[Collected material]

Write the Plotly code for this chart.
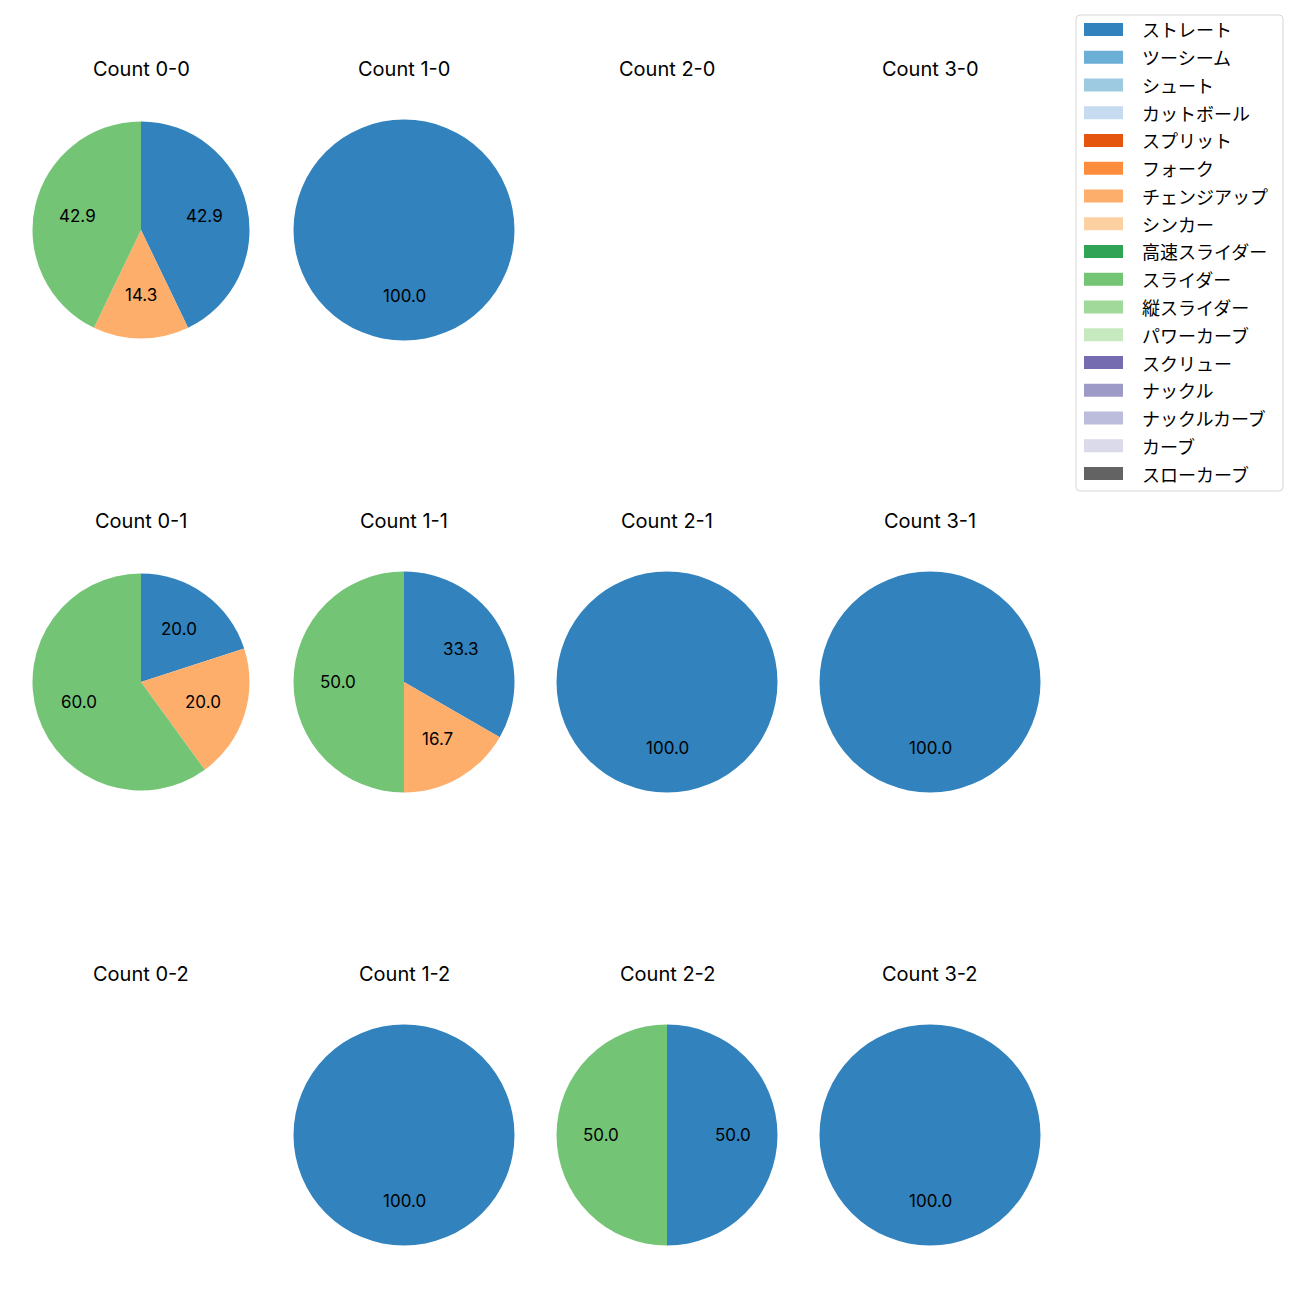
import math
import plotly.graph_objects as go

# ---------------- data ----------------
pitch_types = ["ストレート", "ツーシーム", "シュート", "カットボール", "スプリット", "フォーク",
               "チェンジアップ", "シンカー", "高速スライダー", "スライダー", "縦スライダー",
               "パワーカーブ", "スクリュー", "ナックル", "ナックルカーブ", "カーブ", "スローカーブ"]
pitch_colors = ["#3182bd", "#6baed6", "#9ecae1", "#c6dbef", "#e6550d", "#fd8d3c",
                "#fdae6b", "#fdd0a2", "#31a354", "#74c476", "#a1d99b", "#c7e9c0",
                "#756bb1", "#9e9ac8", "#bcbddc", "#dadaeb", "#636363"]

count_titles = ["Count 0-0", "Count 1-0", "Count 2-0", "Count 3-0",
                "Count 0-1", "Count 1-1", "Count 2-1", "Count 3-1",
                "Count 0-2", "Count 1-2", "Count 2-2", "Count 3-2"]
straight_counts = [3, 1, 0, 0, 1, 2, 1, 1, 0, 1, 1, 1]
changeup_counts = [1, 0, 0, 0, 1, 1, 0, 0, 0, 0, 0, 0]
slider_counts = [3, 0, 0, 0, 3, 3, 0, 0, 0, 0, 1, 0]
series_names = ["ストレート", "チェンジアップ", "スライダー"]

# ---------------- layout constants (pixels in the screenshot) ----------------
W = H = 1300
OFF = 8  # page body margin
col_cx = [141, 404, 667, 930]
col_r = [108.5, 110.5, 110.5, 110.5]
row_cy = [230, 682, 1135]
title_offset = 161
LATIN = "Inter, Noto Sans CJK JP"
JP = "Noto Sans CJK JP"


def px_x(x):
    return (x - OFF) / W


def px_y(y):
    return 1 - (y - OFF) / H


fig = go.Figure()
annotations = []
shapes = []

series_values = [straight_counts, changeup_counts, slider_counts]
color_of = dict(zip(pitch_types, pitch_colors))

for i, title in enumerate(count_titles):
    r, c = divmod(i, 4)
    cx, cy, R = col_cx[c], row_cy[r], col_r[c]
    vals = [s[i] for s in series_values]
    labels = [n for n, v in zip(series_names, vals) if v > 0]
    values = [v for v in vals if v > 0]
    annotations.append(dict(text=title, x=px_x(cx), y=px_y(cy - title_offset), xref="paper", yref="paper",
                            showarrow=False, xanchor="center", yanchor="middle",
                            font=dict(family=LATIN, size=20, color="black")))
    if not values:
        continue
    fig.add_trace(go.Pie(
        labels=labels, values=values, sort=False, direction="clockwise", rotation=0,
        marker=dict(colors=[color_of[l] for l in labels], line=dict(width=0)),
        textinfo="none", hoverinfo="label+percent", showlegend=False,
        domain=dict(x=[px_x(cx - R), px_x(cx + R)], y=[px_y(cy + R), px_y(cy - R)]),
    ))
    total = sum(values)
    cum = 0
    for v in values:
        mid = (cum + v / 2) / total
        cum += v
        th = 2 * math.pi * mid
        lx = cx + 0.6 * R * math.sin(th)
        ly = cy - 0.6 * R * math.cos(th)
        annotations.append(dict(text=f"{100 * v / total:.1f}", x=px_x(lx), y=px_y(ly),
                                xref="paper", yref="paper", showarrow=False,
                                xanchor="center", yanchor="middle",
                                font=dict(family=LATIN, size=17, color="black")))

# ---------------- legend ----------------
lx0, lx1, ly0, ly1 = 1076, 1283, 15, 491
rr = 4
x0, x1 = px_x(lx0), px_x(lx1)
y0, y1 = px_y(ly0), px_y(ly1)
d = rr / W
path = (f"M {x0+d},{y0} L {x1-d},{y0} Q {x1},{y0} {x1},{y0-d} L {x1},{y1+d} Q {x1},{y1} {x1-d},{y1} "
        f"L {x0+d},{y1} Q {x0},{y1} {x0},{y1+d} L {x0},{y0-d} Q {x0},{y0} {x0+d},{y0} Z")
shapes.append(dict(type="path", path=path, xref="paper", yref="paper",
                   line=dict(color="#d6d6d6", width=1), fillcolor="rgba(255,255,255,0.8)"))
for k, (name, col) in enumerate(zip(pitch_types, pitch_colors)):
    yc = 29.5 + k * 27.75
    shapes.append(dict(type="rect", xref="paper", yref="paper",
                       x0=px_x(1084), x1=px_x(1123), y0=px_y(yc - 6.5), y1=px_y(yc + 6.5),
                       line=dict(width=0), fillcolor=col))
    annotations.append(dict(text=name, x=px_x(1140), y=px_y(yc), xref="paper", yref="paper",
                            showarrow=False, xanchor="left", yanchor="middle",
                            font=dict(family=JP, size=18, color="black")))

fig.update_layout(width=W, height=H, margin=dict(l=0, r=0, t=0, b=0),
                  paper_bgcolor="white", plot_bgcolor="white",
                  annotations=annotations, shapes=shapes, showlegend=False)
fig.write_html("out.html")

[Task to carry out] Omit every picture, then reproduce the rest of the listing exactly.

[Result for this task]
Write the Plotly code for this chart.
import math
import plotly.graph_objects as go

# ---------------- data ----------------
pitch_types = ["ストレート", "ツーシーム", "シュート", "カットボール", "スプリット", "フォーク",
               "チェンジアップ", "シンカー", "高速スライダー", "スライダー", "縦スライダー",
               "パワーカーブ", "スクリュー", "ナックル", "ナックルカーブ", "カーブ", "スローカーブ"]
pitch_colors = ["#3182bd", "#6baed6", "#9ecae1", "#c6dbef", "#e6550d", "#fd8d3c",
                "#fdae6b", "#fdd0a2", "#31a354", "#74c476", "#a1d99b", "#c7e9c0",
                "#756bb1", "#9e9ac8", "#bcbddc", "#dadaeb", "#636363"]

count_titles = ["Count 0-0", "Count 1-0", "Count 2-0", "Count 3-0",
                "Count 0-1", "Count 1-1", "Count 2-1", "Count 3-1",
                "Count 0-2", "Count 1-2", "Count 2-2", "Count 3-2"]
straight_counts = [3, 1, 0, 0, 1, 2, 1, 1, 0, 1, 1, 1]
changeup_counts = [1, 0, 0, 0, 1, 1, 0, 0, 0, 0, 0, 0]
slider_counts = [3, 0, 0, 0, 3, 3, 0, 0, 0, 0, 1, 0]
series_names = ["ストレート", "チェンジアップ", "スライダー"]

# ---------------- layout constants (pixels in the screenshot) ----------------
W = H = 1300
OFF = 8  # page body margin
col_cx = [141, 404, 667, 930]
col_r = [108.5, 110.5, 110.5, 110.5]
row_cy = [230, 682, 1135]
title_offset = 161
LATIN = "Inter, Noto Sans CJK JP"
JP = "Noto Sans CJK JP"


def px_x(x):
    return (x - OFF) / W


def px_y(y):
    return 1 - (y - OFF) / H


fig = go.Figure()
annotations = []
shapes = []

series_values = [straight_counts, changeup_counts, slider_counts]
color_of = dict(zip(pitch_types, pitch_colors))

for i, title in enumerate(count_titles):
    r, c = divmod(i, 4)
    cx, cy, R = col_cx[c], row_cy[r], col_r[c]
    vals = [s[i] for s in series_values]
    labels = [n for n, v in zip(series_names, vals) if v > 0]
    values = [v for v in vals if v > 0]
    annotations.append(dict(text=title, x=px_x(cx), y=px_y(cy - title_offset), xref="paper", yref="paper",
                            showarrow=False, xanchor="center", yanchor="middle",
                            font=dict(family=LATIN, size=20, color="black")))
    if not values:
        continue
    fig.add_trace(go.Pie(
        labels=labels, values=values, sort=False, direction="clockwise", rotation=0,
        marker=dict(colors=[color_of[l] for l in labels], line=dict(width=0)),
        textinfo="none", hoverinfo="label+percent", showlegend=False,
        domain=dict(x=[px_x(cx - R), px_x(cx + R)], y=[px_y(cy + R), px_y(cy - R)]),
    ))
    total = sum(values)
    cum = 0
    for v in values:
        mid = (cum + v / 2) / total
        cum += v
        th = 2 * math.pi * mid
        lx = cx + 0.6 * R * math.sin(th)
        ly = cy - 0.6 * R * math.cos(th)
        annotations.append(dict(text=f"{100 * v / total:.1f}", x=px_x(lx), y=px_y(ly),
                                xref="paper", yref="paper", showarrow=False,
                                xanchor="center", yanchor="middle",
                                font=dict(family=LATIN, size=17, color="black")))

# ---------------- legend ----------------
lx0, lx1, ly0, ly1 = 1076, 1283, 15, 491
rr = 4
x0, x1 = px_x(lx0), px_x(lx1)
y0, y1 = px_y(ly0), px_y(ly1)
d = rr / W
path = (f"M {x0+d},{y0} L {x1-d},{y0} Q {x1},{y0} {x1},{y0-d} L {x1},{y1+d} Q {x1},{y1} {x1-d},{y1} "
        f"L {x0+d},{y1} Q {x0},{y1} {x0},{y1+d} L {x0},{y0-d} Q {x0},{y0} {x0+d},{y0} Z")
shapes.append(dict(type="path", path=path, xref="paper", yref="paper",
                   line=dict(color="#d6d6d6", width=1), fillcolor="rgba(255,255,255,0.8)"))
for k, (name, col) in enumerate(zip(pitch_types, pitch_colors)):
    yc = 29.5 + k * 27.75
    shapes.append(dict(type="rect", xref="paper", yref="paper",
                       x0=px_x(1084), x1=px_x(1123), y0=px_y(yc - 6.5), y1=px_y(yc + 6.5),
                       line=dict(width=0), fillcolor=col))
    annotations.append(dict(text=name, x=px_x(1140), y=px_y(yc), xref="paper", yref="paper",
                            showarrow=False, xanchor="left", yanchor="middle",
                            font=dict(family=JP, size=18, color="black")))

fig.update_layout(width=W, height=H, margin=dict(l=0, r=0, t=0, b=0),
                  paper_bgcolor="white", plot_bgcolor="white",
                  annotations=annotations, shapes=shapes, showlegend=False)
fig.write_html("out.html")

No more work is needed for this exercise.